** START OF Dataset extract **
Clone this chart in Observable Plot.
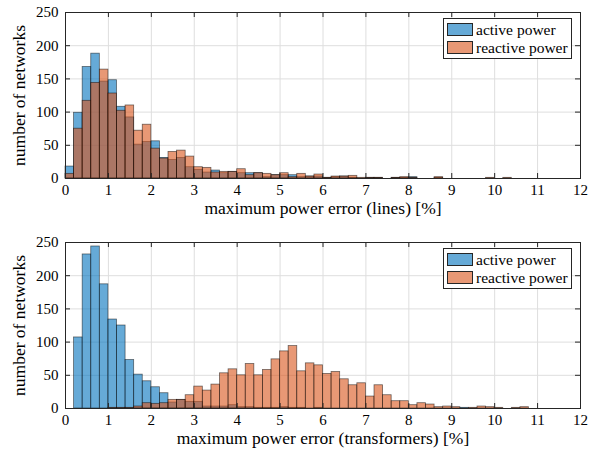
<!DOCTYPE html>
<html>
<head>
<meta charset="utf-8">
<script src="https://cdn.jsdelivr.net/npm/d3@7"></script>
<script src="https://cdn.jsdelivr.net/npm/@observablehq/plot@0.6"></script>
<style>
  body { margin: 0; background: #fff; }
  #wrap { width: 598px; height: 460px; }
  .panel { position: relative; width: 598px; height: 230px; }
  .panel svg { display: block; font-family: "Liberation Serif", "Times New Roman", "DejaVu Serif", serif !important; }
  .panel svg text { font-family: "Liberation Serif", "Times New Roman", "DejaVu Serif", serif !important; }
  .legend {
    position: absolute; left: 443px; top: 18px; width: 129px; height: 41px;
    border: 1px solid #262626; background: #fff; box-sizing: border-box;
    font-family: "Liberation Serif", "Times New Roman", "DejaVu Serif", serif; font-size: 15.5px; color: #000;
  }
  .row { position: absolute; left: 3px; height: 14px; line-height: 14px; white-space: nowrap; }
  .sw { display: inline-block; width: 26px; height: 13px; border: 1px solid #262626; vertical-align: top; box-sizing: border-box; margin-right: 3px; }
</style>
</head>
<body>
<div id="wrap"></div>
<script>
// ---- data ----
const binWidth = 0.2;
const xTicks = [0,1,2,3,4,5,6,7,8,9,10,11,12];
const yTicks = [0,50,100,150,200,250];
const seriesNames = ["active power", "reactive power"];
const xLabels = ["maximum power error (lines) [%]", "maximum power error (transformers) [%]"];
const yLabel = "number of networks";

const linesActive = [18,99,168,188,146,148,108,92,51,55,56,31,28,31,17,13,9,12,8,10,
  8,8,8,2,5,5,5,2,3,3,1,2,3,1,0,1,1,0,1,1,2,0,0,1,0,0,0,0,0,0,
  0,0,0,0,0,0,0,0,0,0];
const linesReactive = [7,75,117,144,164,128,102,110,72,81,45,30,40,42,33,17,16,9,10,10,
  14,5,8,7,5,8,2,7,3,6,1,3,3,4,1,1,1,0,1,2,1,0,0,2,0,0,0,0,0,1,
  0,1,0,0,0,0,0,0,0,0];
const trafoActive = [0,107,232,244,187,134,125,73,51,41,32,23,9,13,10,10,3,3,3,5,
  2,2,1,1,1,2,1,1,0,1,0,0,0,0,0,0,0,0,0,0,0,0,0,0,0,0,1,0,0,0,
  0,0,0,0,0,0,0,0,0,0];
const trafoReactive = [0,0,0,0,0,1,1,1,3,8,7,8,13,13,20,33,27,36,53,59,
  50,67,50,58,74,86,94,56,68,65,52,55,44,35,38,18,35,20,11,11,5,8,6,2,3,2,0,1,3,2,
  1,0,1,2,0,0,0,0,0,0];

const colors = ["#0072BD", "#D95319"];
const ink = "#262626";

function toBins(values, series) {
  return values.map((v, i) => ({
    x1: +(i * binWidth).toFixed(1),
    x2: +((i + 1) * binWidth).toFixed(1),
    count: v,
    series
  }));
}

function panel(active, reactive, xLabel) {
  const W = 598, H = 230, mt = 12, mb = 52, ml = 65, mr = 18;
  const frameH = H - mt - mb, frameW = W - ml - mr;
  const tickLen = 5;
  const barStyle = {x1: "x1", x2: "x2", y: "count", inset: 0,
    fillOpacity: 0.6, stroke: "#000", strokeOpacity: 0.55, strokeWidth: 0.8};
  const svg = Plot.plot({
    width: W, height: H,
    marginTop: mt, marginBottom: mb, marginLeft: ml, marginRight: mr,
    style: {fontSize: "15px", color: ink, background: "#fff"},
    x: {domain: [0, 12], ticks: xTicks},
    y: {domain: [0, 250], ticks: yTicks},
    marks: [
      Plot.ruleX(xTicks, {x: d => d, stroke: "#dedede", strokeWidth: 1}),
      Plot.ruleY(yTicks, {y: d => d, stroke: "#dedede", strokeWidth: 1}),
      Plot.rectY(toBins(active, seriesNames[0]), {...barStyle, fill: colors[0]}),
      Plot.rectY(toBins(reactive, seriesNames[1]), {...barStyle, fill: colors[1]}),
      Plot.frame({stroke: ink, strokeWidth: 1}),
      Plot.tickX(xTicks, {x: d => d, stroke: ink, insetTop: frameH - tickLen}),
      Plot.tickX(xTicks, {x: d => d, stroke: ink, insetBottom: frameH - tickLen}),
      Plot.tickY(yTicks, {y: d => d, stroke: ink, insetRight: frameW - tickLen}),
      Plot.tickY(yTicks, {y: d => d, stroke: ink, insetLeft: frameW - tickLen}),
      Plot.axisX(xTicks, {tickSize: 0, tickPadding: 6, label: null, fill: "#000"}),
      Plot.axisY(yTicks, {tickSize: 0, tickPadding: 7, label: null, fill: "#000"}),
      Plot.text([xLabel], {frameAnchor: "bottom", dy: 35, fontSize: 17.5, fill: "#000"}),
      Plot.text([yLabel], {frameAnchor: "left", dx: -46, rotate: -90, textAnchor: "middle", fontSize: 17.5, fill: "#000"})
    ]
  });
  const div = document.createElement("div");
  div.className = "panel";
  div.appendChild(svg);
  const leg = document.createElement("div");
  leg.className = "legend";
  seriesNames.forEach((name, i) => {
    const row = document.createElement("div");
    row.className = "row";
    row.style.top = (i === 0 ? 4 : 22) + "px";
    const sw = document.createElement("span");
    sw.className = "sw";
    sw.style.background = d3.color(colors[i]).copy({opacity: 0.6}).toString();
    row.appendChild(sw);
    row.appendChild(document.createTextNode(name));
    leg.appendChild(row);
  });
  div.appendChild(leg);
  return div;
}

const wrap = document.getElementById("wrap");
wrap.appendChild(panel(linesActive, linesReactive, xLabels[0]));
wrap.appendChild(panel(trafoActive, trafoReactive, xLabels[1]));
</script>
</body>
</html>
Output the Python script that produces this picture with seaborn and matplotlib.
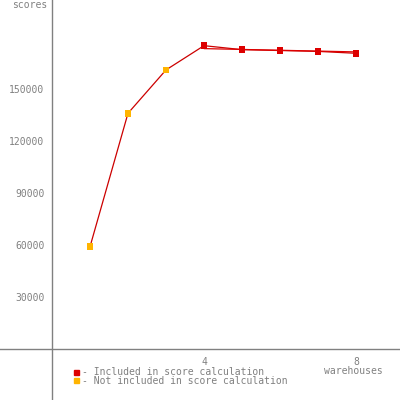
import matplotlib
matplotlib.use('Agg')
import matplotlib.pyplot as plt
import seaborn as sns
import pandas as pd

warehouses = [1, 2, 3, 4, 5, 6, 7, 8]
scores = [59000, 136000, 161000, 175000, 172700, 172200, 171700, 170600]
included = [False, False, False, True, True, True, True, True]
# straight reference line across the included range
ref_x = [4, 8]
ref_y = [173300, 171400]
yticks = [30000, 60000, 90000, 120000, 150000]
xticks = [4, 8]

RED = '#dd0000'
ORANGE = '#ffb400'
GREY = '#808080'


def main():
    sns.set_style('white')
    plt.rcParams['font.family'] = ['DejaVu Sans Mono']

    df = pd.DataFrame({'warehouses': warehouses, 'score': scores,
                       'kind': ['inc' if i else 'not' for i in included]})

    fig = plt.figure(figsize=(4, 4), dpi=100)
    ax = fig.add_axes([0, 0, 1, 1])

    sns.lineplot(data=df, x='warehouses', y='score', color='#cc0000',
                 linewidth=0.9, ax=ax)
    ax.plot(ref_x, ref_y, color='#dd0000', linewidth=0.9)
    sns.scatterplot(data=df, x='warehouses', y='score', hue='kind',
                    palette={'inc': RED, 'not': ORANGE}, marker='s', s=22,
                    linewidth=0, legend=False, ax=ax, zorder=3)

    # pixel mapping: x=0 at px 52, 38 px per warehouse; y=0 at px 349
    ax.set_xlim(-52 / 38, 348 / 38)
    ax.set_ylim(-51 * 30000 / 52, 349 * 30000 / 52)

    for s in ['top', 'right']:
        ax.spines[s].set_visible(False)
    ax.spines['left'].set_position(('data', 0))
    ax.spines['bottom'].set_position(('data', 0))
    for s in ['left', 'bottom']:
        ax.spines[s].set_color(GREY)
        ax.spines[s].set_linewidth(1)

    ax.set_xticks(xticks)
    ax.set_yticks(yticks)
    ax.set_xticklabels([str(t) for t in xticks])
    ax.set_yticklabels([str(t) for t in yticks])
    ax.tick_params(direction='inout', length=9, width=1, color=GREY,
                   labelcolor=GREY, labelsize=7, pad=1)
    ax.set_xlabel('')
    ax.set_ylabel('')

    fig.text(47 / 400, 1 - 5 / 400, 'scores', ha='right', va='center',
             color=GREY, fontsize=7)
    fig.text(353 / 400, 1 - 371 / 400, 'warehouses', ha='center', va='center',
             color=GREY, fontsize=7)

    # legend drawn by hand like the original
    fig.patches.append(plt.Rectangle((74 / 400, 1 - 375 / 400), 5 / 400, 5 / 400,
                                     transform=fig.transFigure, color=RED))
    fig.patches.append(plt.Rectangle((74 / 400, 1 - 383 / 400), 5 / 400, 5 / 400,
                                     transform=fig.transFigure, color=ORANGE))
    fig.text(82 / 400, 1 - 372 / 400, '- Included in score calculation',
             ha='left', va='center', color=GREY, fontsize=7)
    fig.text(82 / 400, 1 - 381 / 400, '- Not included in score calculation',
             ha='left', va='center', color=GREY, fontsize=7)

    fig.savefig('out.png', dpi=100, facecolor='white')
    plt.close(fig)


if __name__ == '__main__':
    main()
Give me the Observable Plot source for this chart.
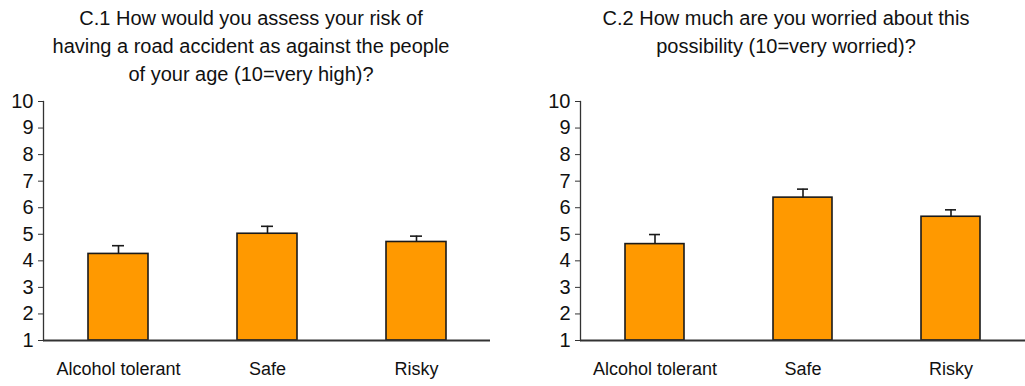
** END OF Dataset extract **
## What the exercise asks
Your first line is the one with "Output the Python", and your last is the one with "ax.set_ylabel('')". Copy those and every line between them exactly, without any pictures.

## Answer to this task
Output the Python script that produces this picture with seaborn and matplotlib.
import matplotlib
matplotlib.use('Agg')
import matplotlib.pyplot as plt
import seaborn as sns
import pandas as pd

warehouses = [1, 2, 3, 4, 5, 6, 7, 8]
scores = [59000, 136000, 161000, 175000, 172700, 172200, 171700, 170600]
included = [False, False, False, True, True, True, True, True]
# straight reference line across the included range
ref_x = [4, 8]
ref_y = [173300, 171400]
yticks = [30000, 60000, 90000, 120000, 150000]
xticks = [4, 8]

RED = '#dd0000'
ORANGE = '#ffb400'
GREY = '#808080'


def main():
    sns.set_style('white')
    plt.rcParams['font.family'] = ['DejaVu Sans Mono']

    df = pd.DataFrame({'warehouses': warehouses, 'score': scores,
                       'kind': ['inc' if i else 'not' for i in included]})

    fig = plt.figure(figsize=(4, 4), dpi=100)
    ax = fig.add_axes([0, 0, 1, 1])

    sns.lineplot(data=df, x='warehouses', y='score', color='#cc0000',
                 linewidth=0.9, ax=ax)
    ax.plot(ref_x, ref_y, color='#dd0000', linewidth=0.9)
    sns.scatterplot(data=df, x='warehouses', y='score', hue='kind',
                    palette={'inc': RED, 'not': ORANGE}, marker='s', s=22,
                    linewidth=0, legend=False, ax=ax, zorder=3)

    # pixel mapping: x=0 at px 52, 38 px per warehouse; y=0 at px 349
    ax.set_xlim(-52 / 38, 348 / 38)
    ax.set_ylim(-51 * 30000 / 52, 349 * 30000 / 52)

    for s in ['top', 'right']:
        ax.spines[s].set_visible(False)
    ax.spines['left'].set_position(('data', 0))
    ax.spines['bottom'].set_position(('data', 0))
    for s in ['left', 'bottom']:
        ax.spines[s].set_color(GREY)
        ax.spines[s].set_linewidth(1)

    ax.set_xticks(xticks)
    ax.set_yticks(yticks)
    ax.set_xticklabels([str(t) for t in xticks])
    ax.set_yticklabels([str(t) for t in yticks])
    ax.tick_params(direction='inout', length=9, width=1, color=GREY,
                   labelcolor=GREY, labelsize=7, pad=1)
    ax.set_xlabel('')
    ax.set_ylabel('')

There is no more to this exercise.